** start Data provided **

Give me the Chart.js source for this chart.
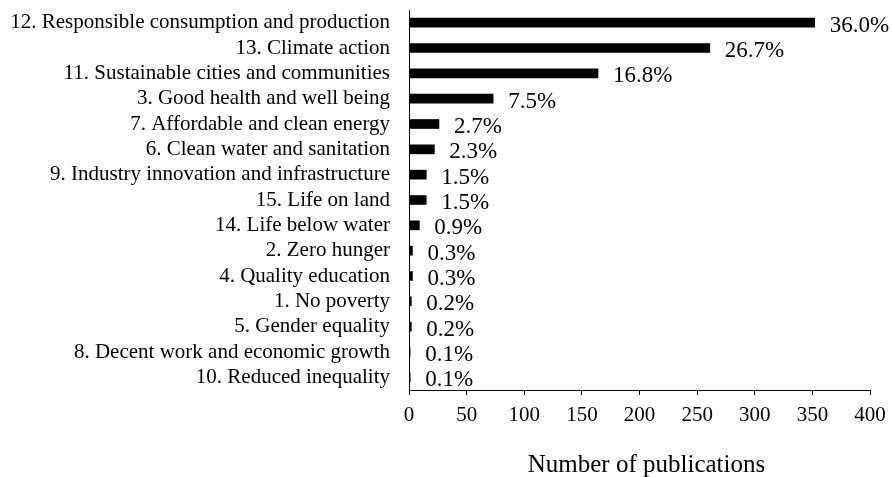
<!DOCTYPE html>
<html>
<head>
<meta charset="utf-8">
<script src="https://cdn.jsdelivr.net/npm/chart.js@4/dist/chart.umd.min.js"></script>
<style>
html,body{margin:0;padding:0;background:#fff;}
#wrap{width:892px;height:477px;position:relative;}
</style>
</head>
<body>
<div id="wrap"><canvas id="c" width="892" height="477"></canvas></div>
<script>
const categories = [
  "12. Responsible consumption and production",
  "13. Climate action",
  "11. Sustainable cities and communities",
  "3. Good health and well being",
  "7. Affordable and clean energy",
  "6. Clean water and sanitation",
  "9. Industry innovation and infrastructure",
  "15. Life on land",
  "14. Life below water",
  "2. Zero hunger",
  "4. Quality education",
  "1. No poverty",
  "5. Gender equality",
  "8. Decent work and economic growth",
  "10. Reduced inequality"
];
const publications = [352, 261, 164, 73, 26, 22, 15, 15, 9, 3, 3, 2, 2, 1, 1];
const percentLabels = ["36.0%","26.7%","16.8%","7.5%","2.7%","2.3%","1.5%","1.5%","0.9%","0.3%","0.3%","0.2%","0.2%","0.1%","0.1%"];
const xTicks = [0, 50, 100, 150, 200, 250, 300, 350, 400];
const xTitle = "Number of publications";

const FONT = '"Liberation Serif", "Times New Roman", serif';

const extraText = {
  id: 'extraText',
  afterDatasetsDraw(chart) {
    const ctx = chart.ctx;
    const meta = chart.getDatasetMeta(0);
    ctx.save();
    ctx.font = '23px ' + FONT;
    ctx.fillStyle = '#000';
    ctx.textAlign = 'left';
    ctx.textBaseline = 'middle';
    meta.data.forEach((bar, i) => {
      ctx.fillText(percentLabels[i], bar.x + 15, bar.y + 3);
    });
    ctx.restore();
  },
  afterDraw(chart) {
    const ctx = chart.ctx;
    const a = chart.chartArea;
    ctx.save();
    ctx.font = '25px ' + FONT;
    ctx.fillStyle = '#000';
    ctx.textAlign = 'center';
    ctx.textBaseline = 'middle';
    ctx.fillText(xTitle, (a.left + a.right) / 2 + 7, 465);
    ctx.restore();
  }
};

new Chart(document.getElementById('c'), {
  type: 'bar',
  data: {
    labels: categories,
    datasets: [{
      data: publications,
      backgroundColor: '#000',
      borderWidth: 0,
      barThickness: 9
    }]
  },
  options: {
    indexAxis: 'y',
    responsive: false,
    animation: false,
    devicePixelRatio: 1,
    layout: { padding: { top: 10, right: 22, bottom: 0, left: 0 } },
    plugins: { legend: { display: false }, tooltip: { enabled: false } },
    scales: {
      x: {
        type: 'linear',
        min: 0, max: 400,
        afterBuildTicks(scale) { scale.ticks = xTicks.map(v => ({ value: v })); },
        afterFit(scale) { scale.height = 87; scale.paddingLeft = 0; scale.paddingRight = 0; },
        grid: { drawOnChartArea: false, drawTicks: true, tickLength: 5, color: '#000', lineWidth: 1 },
        border: { display: true, color: '#000', width: 1 },
        ticks: { color: '#000', font: { family: FONT, size: 21 }, padding: 8, maxRotation: 0 }
      },
      y: {
        afterFit(scale) { scale.width = 409; scale.paddingTop = 0; scale.paddingBottom = 0; },
        grid: { display: false, drawTicks: false, tickLength: 0 },
        border: { display: true, color: '#000', width: 1 },
        ticks: { color: '#000', font: { family: FONT, size: 21 }, padding: 19, autoSkip: false }
      }
    }
  },
  plugins: [extraText]
});
</script>
</body>
</html>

** end Data provided **

• _Problem requirements_
Keep every word of the data as it is when you write it out, but drop the pictures.

• _Answer for this exercise_
Give me the Chart.js source for this chart.
<!DOCTYPE html>
<html>
<head>
<meta charset="utf-8">
<script src="https://cdn.jsdelivr.net/npm/chart.js@4/dist/chart.umd.min.js"></script>
<style>
html,body{margin:0;padding:0;background:#fff;}
#wrap{width:892px;height:477px;position:relative;}
</style>
</head>
<body>
<div id="wrap"><canvas id="c" width="892" height="477"></canvas></div>
<script>
const categories = [
  "12. Responsible consumption and production",
  "13. Climate action",
  "11. Sustainable cities and communities",
  "3. Good health and well being",
  "7. Affordable and clean energy",
  "6. Clean water and sanitation",
  "9. Industry innovation and infrastructure",
  "15. Life on land",
  "14. Life below water",
  "2. Zero hunger",
  "4. Quality education",
  "1. No poverty",
  "5. Gender equality",
  "8. Decent work and economic growth",
  "10. Reduced inequality"
];
const publications = [352, 261, 164, 73, 26, 22, 15, 15, 9, 3, 3, 2, 2, 1, 1];
const percentLabels = ["36.0%","26.7%","16.8%","7.5%","2.7%","2.3%","1.5%","1.5%","0.9%","0.3%","0.3%","0.2%","0.2%","0.1%","0.1%"];
const xTicks = [0, 50, 100, 150, 200, 250, 300, 350, 400];
const xTitle = "Number of publications";

const FONT = '"Liberation Serif", "Times New Roman", serif';

const extraText = {
  id: 'extraText',
  afterDatasetsDraw(chart) {
    const ctx = chart.ctx;
    const meta = chart.getDatasetMeta(0);
    ctx.save();
    ctx.font = '23px ' + FONT;
    ctx.fillStyle = '#000';
    ctx.textAlign = 'left';
    ctx.textBaseline = 'middle';
    meta.data.forEach((bar, i) => {
      ctx.fillText(percentLabels[i], bar.x + 15, bar.y + 3);
    });
    ctx.restore();
  },
  afterDraw(chart) {
    const ctx = chart.ctx;
    const a = chart.chartArea;
    ctx.save();
    ctx.font = '25px ' + FONT;
    ctx.fillStyle = '#000';
    ctx.textAlign = 'center';
    ctx.textBaseline = 'middle';
    ctx.fillText(xTitle, (a.left + a.right) / 2 + 7, 465);
    ctx.restore();
  }
};

new Chart(document.getElementById('c'), {
  type: 'bar',
  data: {
    labels: categories,
    datasets: [{
      data: publications,
      backgroundColor: '#000',
      borderWidth: 0,
      barThickness: 9
    }]
  },
  options: {
    indexAxis: 'y',
    responsive: false,
    animation: false,
    devicePixelRatio: 1,
    layout: { padding: { top: 10, right: 22, bottom: 0, left: 0 } },
    plugins: { legend: { display: false }, tooltip: { enabled: false } },
    scales: {
      x: {
        type: 'linear',
        min: 0, max: 400,
        afterBuildTicks(scale) { scale.ticks = xTicks.map(v => ({ value: v })); },
        afterFit(scale) { scale.height = 87; scale.paddingLeft = 0; scale.paddingRight = 0; },
        grid: { drawOnChartArea: false, drawTicks: true, tickLength: 5, color: '#000', lineWidth: 1 },
        border: { display: true, color: '#000', width: 1 },
        ticks: { color: '#000', font: { family: FONT, size: 21 }, padding: 8, maxRotation: 0 }
      },
      y: {
        afterFit(scale) { scale.width = 409; scale.paddingTop = 0; scale.paddingBottom = 0; },
        grid: { display: false, drawTicks: false, tickLength: 0 },
        border: { display: true, color: '#000', width: 1 },
        ticks: { color: '#000', font: { family: FONT, size: 21 }, padding: 19, autoSkip: false }
      }
    }
  },
  plugins: [extraText]
});
</script>
</body>
</html>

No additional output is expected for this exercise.